Qu’elle est cruelle, cette disparition qui emporte Béchir Ben Yahmed en ce 3 mai, jour de fête pour les journalistes. Certes, à 93 ans, Covid ou pas, la mort fait partie de ces visiteurs impromptus que l’on doit s’attendre à recevoir. Mais dans le cas de “BBY“, comme l’appelaient les intimes, cela reste tout de même douloureux. D’autant qu’avec le magazine Jeune Afrique, le défunt aura incarné à la fois une forme de vision et de résilience qui forcent le respect pour qui connait tous les défis auxquels les médias sont confrontés sur le continent africain. Mais le natif de l’île de Djerba a quant à lui, trouvé sans doute dans sa passion pour le journalisme et le désir d’informer, les ressorts pour bâtir un magazine qui a aujourd’hui 60 ans et qu’il a hissé au rang des magazines de référence sur le continent noir. Du moins dans l’espace francophone. Et rien que pour cela, il mérite l’hommage qu’on lui rend aujourd’hui.
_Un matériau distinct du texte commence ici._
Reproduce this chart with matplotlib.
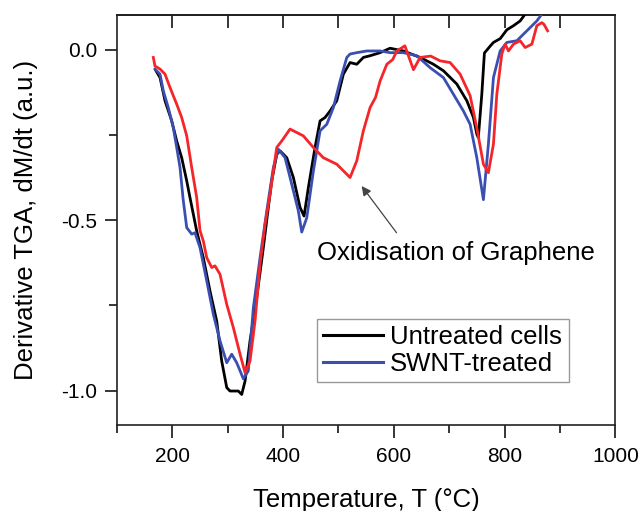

Avec le recul, on n’apprécie que mieux le choix de Béchir Ben Yahmed de s’orienter dans le secteur de la presse. Fils de commerçant et lui-même diplômé de HEC, il aurait pu en effet embarrasser une carrière où la rentabilité peut être à la fois plus rapide et plus évidente. De même qu’il aurait pu, comme beaucoup de ses camarades d’âge de l’époque, s’essayer à la politique. Surtout qu’en faisant de lui secrétaire d’Etat à l’Information, Habib Bourguiba, le premier président tunisien semblait lui ouvrir les portes de ce monde. Mais il devait mettre toutes ces perspectives de côté pour s’orienter vers la presse. Bien sûr, au-delà de la passion, il y allé avec le flair de l’homme d’affaire qui était l’autre trait de son caractère. Ceci étant, pour faire un tel choix, à l’aube des indépendances des pays africains, il fallait être animé d’une certaine vision.
Et la suite devait lui donner raison. En effet, de son magazine, il a fini par faire un hebdomadaire qui compte et dont l’avis et le point de vue pèsent sur l’espace francophone du continent africain. Séduisant et impressionnant aussi bien les classes dirigeantes que les opposant malmenés ou quelques intellectuels affirmés, Jeune Afrique a fait montre d’une longévité singulière. Bien sûr, avec l’avènement du numérique et surtout la survenue de la Covid-19 depuis plus d’un an, le magazine n’est pas aujourd’hui au meilleur de son niveau. De même qu’il a trainé et continue de trainer des suspicions de liens controversés avec quelques dirigeants par le biais de publireportages tout aussi controversés. Mais il suffit de se replonger dans certains papiers que le journal a consacrés à certains événements majeurs de l’Afrique dont la très meurtrière guerre du Libéria pour comprendre que le magazine ne se réduit pas à ses controverses. Aussi légitimes soient-elles.